• What you should do:
Copy exactly, and only, the lines below from the first through the one containing "const firstMonth = 2;", both included; pictures are omitted.

• Material provided:
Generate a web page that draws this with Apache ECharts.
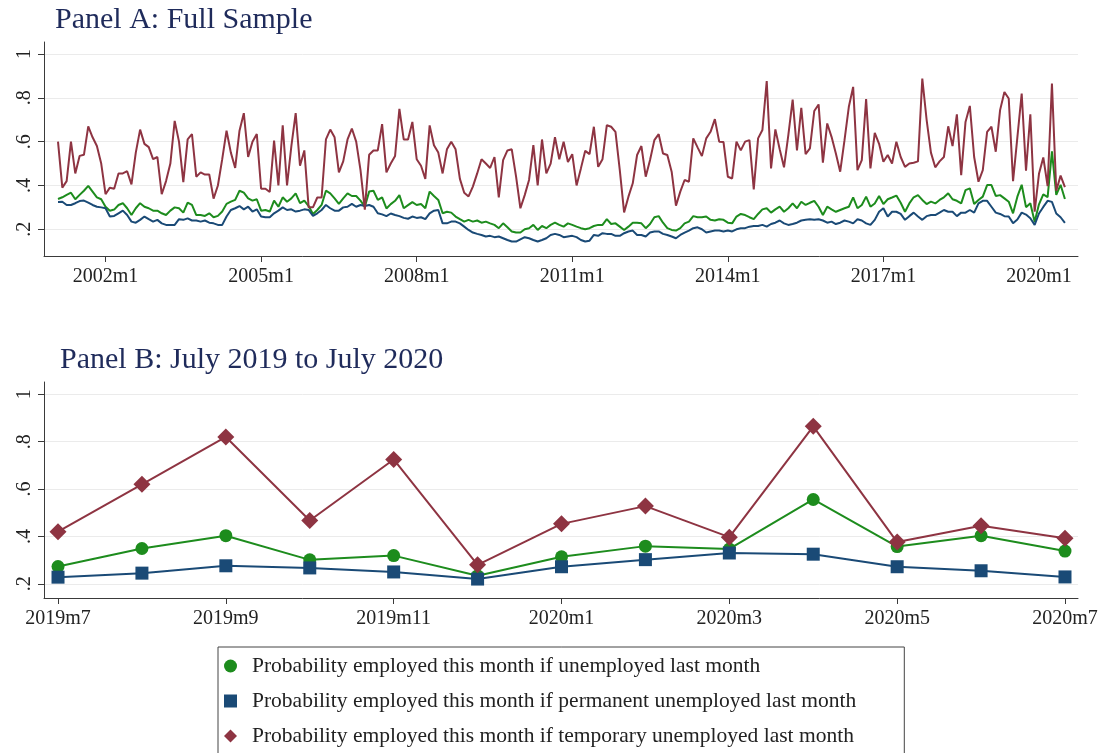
<!DOCTYPE html>
<html>
<head>
<meta charset="utf-8">
<script src="https://cdn.jsdelivr.net/npm/echarts@6.0.0/dist/echarts.min.js"></script>
<style>
  html, body { margin: 0; padding: 0; background: #fff; }
  #chart { width: 1104px; height: 753px; }
</style>
</head>
<body>
<div id="chart"></div>
<script>
const FONT = 'Liberation Serif';

// monthly values, first month is 2001m2, last is 2020m7
const firstYear = 2001;
const firstMonth = 2;

const probAll = [
  0.338, 0.346, 0.357, 0.367, 0.337, 0.357, 0.376, 0.398, 0.372, 0.346,
  0.337, 0.303, 0.285, 0.290, 0.311, 0.319, 0.296, 0.265, 0.296, 0.319,
  0.303, 0.296, 0.285, 0.285, 0.273, 0.265, 0.285, 0.300, 0.296, 0.276,
  0.322, 0.311, 0.265, 0.265, 0.261, 0.273, 0.255, 0.261, 0.281, 0.316,
  0.326, 0.334, 0.376, 0.367, 0.341, 0.331, 0.337, 0.285, 0.288, 0.281,
  0.331, 0.303, 0.346, 0.326, 0.341, 0.364, 0.319, 0.331, 0.306, 0.270,
  0.288, 0.311, 0.376, 0.364, 0.341, 0.316, 0.341, 0.364, 0.352, 0.352,
  0.331, 0.303, 0.372, 0.376, 0.334, 0.346, 0.295, 0.315, 0.330, 0.356,
  0.296, 0.310, 0.324, 0.311, 0.315, 0.296, 0.372, 0.352, 0.334, 0.273,
  0.280, 0.276, 0.258, 0.246, 0.235, 0.243, 0.235, 0.240, 0.230, 0.235,
  0.227, 0.220, 0.205, 0.227, 0.209, 0.190, 0.185, 0.185, 0.200, 0.205,
  0.220, 0.197, 0.215, 0.205, 0.220, 0.230, 0.220, 0.212, 0.227, 0.220,
  0.212, 0.205, 0.200, 0.205, 0.215, 0.220, 0.220, 0.246, 0.224, 0.227,
  0.212, 0.197, 0.212, 0.230, 0.230, 0.227, 0.205, 0.224, 0.255, 0.260,
  0.230, 0.205, 0.197, 0.194, 0.205, 0.227, 0.235, 0.260, 0.255, 0.255,
  0.258, 0.243, 0.240, 0.246, 0.243, 0.230, 0.227, 0.258, 0.270, 0.265,
  0.255, 0.246, 0.270, 0.291, 0.296, 0.276, 0.291, 0.303, 0.280, 0.296,
  0.318, 0.296, 0.326, 0.311, 0.321, 0.330, 0.303, 0.265, 0.303, 0.291,
  0.280, 0.288, 0.296, 0.303, 0.346, 0.296, 0.311, 0.349, 0.303, 0.318,
  0.352, 0.315, 0.337, 0.345, 0.354, 0.321, 0.280, 0.318, 0.346, 0.356,
  0.334, 0.315, 0.326, 0.318, 0.334, 0.346, 0.364, 0.337, 0.330, 0.318,
  0.379, 0.387, 0.315, 0.334, 0.349, 0.402, 0.402, 0.352, 0.356, 0.341,
  0.326, 0.273, 0.349, 0.403, 0.301, 0.319, 0.234, 0.314, 0.359, 0.347,
  0.556, 0.357, 0.403, 0.338,
];

const probPermanent = [
  0.325, 0.326, 0.311, 0.311, 0.319, 0.329, 0.331, 0.322, 0.311, 0.303,
  0.300, 0.296, 0.258, 0.261, 0.273, 0.285, 0.265, 0.235, 0.230, 0.243,
  0.258, 0.246, 0.235, 0.243, 0.227, 0.220, 0.220, 0.220, 0.246, 0.243,
  0.250, 0.240, 0.240, 0.235, 0.240, 0.230, 0.227, 0.220, 0.220, 0.258,
  0.288, 0.296, 0.306, 0.291, 0.303, 0.281, 0.291, 0.258, 0.255, 0.255,
  0.273, 0.285, 0.300, 0.288, 0.291, 0.281, 0.285, 0.291, 0.288, 0.261,
  0.273, 0.288, 0.311, 0.296, 0.285, 0.285, 0.300, 0.303, 0.316, 0.303,
  0.311, 0.306, 0.311, 0.303, 0.273, 0.268, 0.260, 0.272, 0.265, 0.260,
  0.252, 0.248, 0.258, 0.252, 0.255, 0.246, 0.273, 0.285, 0.288, 0.227,
  0.227, 0.235, 0.235, 0.227, 0.212, 0.197, 0.185, 0.179, 0.174, 0.167,
  0.170, 0.164, 0.167, 0.159, 0.151, 0.144, 0.144, 0.154, 0.164, 0.159,
  0.151, 0.144, 0.151, 0.159, 0.174, 0.179, 0.174, 0.164, 0.167, 0.170,
  0.164, 0.151, 0.144, 0.148, 0.174, 0.170, 0.182, 0.179, 0.179, 0.170,
  0.170, 0.182, 0.190, 0.194, 0.174, 0.174, 0.167, 0.185, 0.190, 0.190,
  0.179, 0.174, 0.167, 0.159, 0.174, 0.185, 0.194, 0.205, 0.209, 0.200,
  0.185, 0.190, 0.194, 0.194, 0.190, 0.194, 0.190, 0.200, 0.205, 0.205,
  0.212, 0.215, 0.215, 0.220, 0.212, 0.224, 0.230, 0.240, 0.227, 0.220,
  0.224, 0.230, 0.240, 0.243, 0.246, 0.243, 0.246, 0.240, 0.230, 0.235,
  0.224, 0.230, 0.240, 0.235, 0.227, 0.246, 0.240, 0.227, 0.220, 0.243,
  0.280, 0.296, 0.258, 0.280, 0.280, 0.270, 0.243, 0.260, 0.276, 0.258,
  0.243, 0.260, 0.265, 0.265, 0.276, 0.288, 0.280, 0.280, 0.260, 0.276,
  0.276, 0.288, 0.276, 0.318, 0.330, 0.330, 0.303, 0.276, 0.270, 0.260,
  0.258, 0.228, 0.245, 0.276, 0.267, 0.250, 0.220, 0.272, 0.302, 0.330,
  0.325, 0.272, 0.255, 0.229,
];

const probTemporary = [
  0.600, 0.390, 0.420, 0.600, 0.455, 0.535, 0.540, 0.670, 0.620, 0.580,
  0.500, 0.360, 0.390, 0.385, 0.455, 0.455, 0.465, 0.405, 0.550, 0.655,
  0.590, 0.575, 0.520, 0.530, 0.360, 0.420, 0.500, 0.695, 0.600, 0.415,
  0.610, 0.635, 0.440, 0.460, 0.450, 0.450, 0.340, 0.400, 0.520, 0.650,
  0.550, 0.480, 0.650, 0.730, 0.530, 0.600, 0.635, 0.385, 0.385, 0.370,
  0.605, 0.400, 0.675, 0.400, 0.580, 0.730, 0.490, 0.560, 0.300, 0.300,
  0.345, 0.345, 0.610, 0.655, 0.620, 0.460, 0.510, 0.610, 0.660, 0.600,
  0.470, 0.290, 0.540, 0.560, 0.560, 0.680, 0.460, 0.500, 0.535, 0.750,
  0.610, 0.610, 0.690, 0.520, 0.490, 0.430, 0.674, 0.584, 0.550, 0.455,
  0.565, 0.600, 0.565, 0.430, 0.367, 0.350, 0.395, 0.455, 0.520, 0.500,
  0.480, 0.530, 0.346, 0.516, 0.560, 0.565, 0.440, 0.296, 0.356, 0.425,
  0.584, 0.400, 0.610, 0.455, 0.500, 0.620, 0.520, 0.600, 0.507, 0.543,
  0.400, 0.478, 0.558, 0.543, 0.668, 0.485, 0.520, 0.675, 0.668, 0.645,
  0.470, 0.277, 0.349, 0.410, 0.539, 0.580, 0.440, 0.516, 0.607, 0.634,
  0.546, 0.539, 0.463, 0.308, 0.372, 0.425, 0.417, 0.615, 0.574, 0.534,
  0.615, 0.645, 0.703, 0.600, 0.598, 0.440, 0.432, 0.600, 0.560, 0.600,
  0.607, 0.382, 0.615, 0.653, 0.877, 0.478, 0.656, 0.565, 0.483, 0.630,
  0.792, 0.560, 0.754, 0.543, 0.569, 0.740, 0.770, 0.504, 0.683, 0.622,
  0.546, 0.463, 0.607, 0.759, 0.850, 0.470, 0.516, 0.794, 0.478, 0.640,
  0.590, 0.508, 0.539, 0.500, 0.600, 0.530, 0.485, 0.500, 0.504, 0.510,
  0.888, 0.700, 0.550, 0.483, 0.510, 0.530, 0.670, 0.580, 0.725, 0.447,
  0.690, 0.763, 0.530, 0.417, 0.470, 0.645, 0.668, 0.554, 0.744, 0.827,
  0.797, 0.420, 0.620, 0.820, 0.467, 0.725, 0.280, 0.453, 0.528, 0.397,
  0.865, 0.376, 0.445, 0.392,
];

const panelATickLabels = ['2002m1', '2005m1', '2008m1', '2011m1', '2014m1', '2017m1', '2020m1'];
// Panel B is the last 13 months of the same series
const panelBMonths = ['2019m7', '2019m8', '2019m9', '2019m10', '2019m11', '2019m12',
  '2020m1', '2020m2', '2020m3', '2020m4', '2020m5', '2020m6', '2020m7'];
const panelBTickLabels = ['2019m7', '2019m9', '2019m11', '2020m1', '2020m3', '2020m5', '2020m7'];
const yTickValues = [0.2, 0.4, 0.6, 0.8, 1];
const yTickLabels = ['.2', '.4', '.6', '.8', '1'];

const seriesNames = [
  'Probability employed this month if unemployed last month',
  'Probability employed this month if permanent unemployed last month',
  'Probability employed this month if temporary unemployed last month',
];
const seriesColors = ['#1d8c1d', '#1a4a76', '#8e3442'];
const seriesSymbols = ['circle', 'rect', 'diamond'];
const seriesSymbolSizes = [13, 13, 17];

const monthOffset = (label) => {
  const [y, m] = label.split('m').map(Number);
  return (y - firstYear) * 12 + (m - firstMonth);
};

const axisColor = '#3a3a3a';
const textColor = '#222';

const yAxisFor = (gridIndex, min, max) => ({
  type: 'value',
  gridIndex,
  min,
  max,
  axisLine: { show: true, onZero: false, lineStyle: { color: axisColor, width: 1 } },
  axisTick: { show: true, length: 6, customValues: yTickValues, lineStyle: { color: axisColor } },
  axisLabel: {
    customValues: yTickValues,
    rotate: 90,
    margin: 9,
    fontFamily: FONT,
    fontSize: 20,
    color: textColor,
    formatter: (v) => yTickLabels[yTickValues.findIndex(t => Math.abs(t - v) < 1e-6)],
  },
  splitLine: { show: true, lineStyle: { color: '#ebebeb', width: 1 } },
});

const xAxisFor = (gridIndex, min, max, tickLabels, toValue) => {
  const values = tickLabels.map(toValue);
  return {
    type: 'value',
    gridIndex,
    min,
    max,
    axisLine: { show: true, onZero: false, lineStyle: { color: axisColor, width: 1 } },
    axisTick: { show: true, length: 6, customValues: values, lineStyle: { color: axisColor } },
    axisLabel: {
      customValues: values,
      margin: 11,
      fontFamily: FONT,
      fontSize: 20,
      color: textColor,
      formatter: (v) => tickLabels[values.findIndex(t => Math.abs(t - v) < 1e-6)],
    },
    splitLine: { show: false },
  };
};

const panelAData = [probAll, probPermanent, probTemporary];

const seriesA = panelAData.map((values, i) => ({
  name: seriesNames[i],
  type: 'line',
  xAxisIndex: 0,
  yAxisIndex: 0,
  showSymbol: false,
  data: values.map((v, idx) => [idx, v]),
  itemStyle: { color: seriesColors[i] },
  lineStyle: { color: seriesColors[i], width: 2 },
}));

const seriesB = panelAData.map((values, i) => ({
  name: seriesNames[i],
  type: 'line',
  xAxisIndex: 1,
  yAxisIndex: 1,
  symbol: seriesSymbols[i],
  symbolSize: seriesSymbolSizes[i],
  data: values.slice(-panelBMonths.length).map((v, idx) => [idx, v]),
  itemStyle: { color: seriesColors[i] },
  lineStyle: { color: seriesColors[i], width: 2 },
}));

const option = {
  backgroundColor: '#fff',
  animation: false,
  textStyle: { fontFamily: FONT },
  title: [
    {
      text: 'Panel A: Full Sample',
      left: 55,
      top: 5,
      padding: 0,
      textStyle: { fontFamily: FONT, fontSize: 30, fontWeight: 'normal', color: '#1f2b5b' },
    },
    {
      text: 'Panel B: July 2019 to July 2020',
      left: 60,
      top: 345,
      padding: 0,
      textStyle: { fontFamily: FONT, fontSize: 30, fontWeight: 'normal', color: '#1f2b5b' },
    },
  ],
  grid: [
    { left: 44, right: 26, top: 42, height: 214, outerBoundsMode: 'none' },
    { left: 44, right: 26, top: 382, height: 216, outerBoundsMode: 'none' },
  ],
  xAxis: [
    xAxisFor(0, -3.24, 236.03, panelATickLabels, monthOffset),
    xAxisFor(1, -0.167, 12.155, panelBTickLabels, (l) => panelBMonths.indexOf(l)),
  ],
  yAxis: [
    yAxisFor(0, 0.078, 1.055),
    yAxisFor(1, 0.14, 1.052),
  ],
  legend: {
    orient: 'vertical',
    left: 218,
    top: 647,
    height: 200,
    padding: [7, 48, 20, 6],
    itemWidth: 13,
    itemHeight: 13,
    itemGap: 11,
    borderColor: '#444',
    borderWidth: 1,
    data: seriesNames.map((name, i) => ({ name, icon: seriesSymbols[i] })),
    textStyle: {
      fontFamily: FONT,
      fontSize: 21.5,
      lineHeight: 24,
      color: textColor,
      padding: [0, 0, 0, 10],
    },
  },
  series: [...seriesA, ...seriesB],
};

const chart = echarts.init(document.getElementById('chart'), null, { renderer: 'canvas' });
chart.setOption(option);
</script>
</body>
</html>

• Written solution:
Generate a web page that draws this with Apache ECharts.
<!DOCTYPE html>
<html>
<head>
<meta charset="utf-8">
<script src="https://cdn.jsdelivr.net/npm/echarts@6.0.0/dist/echarts.min.js"></script>
<style>
  html, body { margin: 0; padding: 0; background: #fff; }
  #chart { width: 1104px; height: 753px; }
</style>
</head>
<body>
<div id="chart"></div>
<script>
const FONT = 'Liberation Serif';

// monthly values, first month is 2001m2, last is 2020m7
const firstYear = 2001;
const firstMonth = 2;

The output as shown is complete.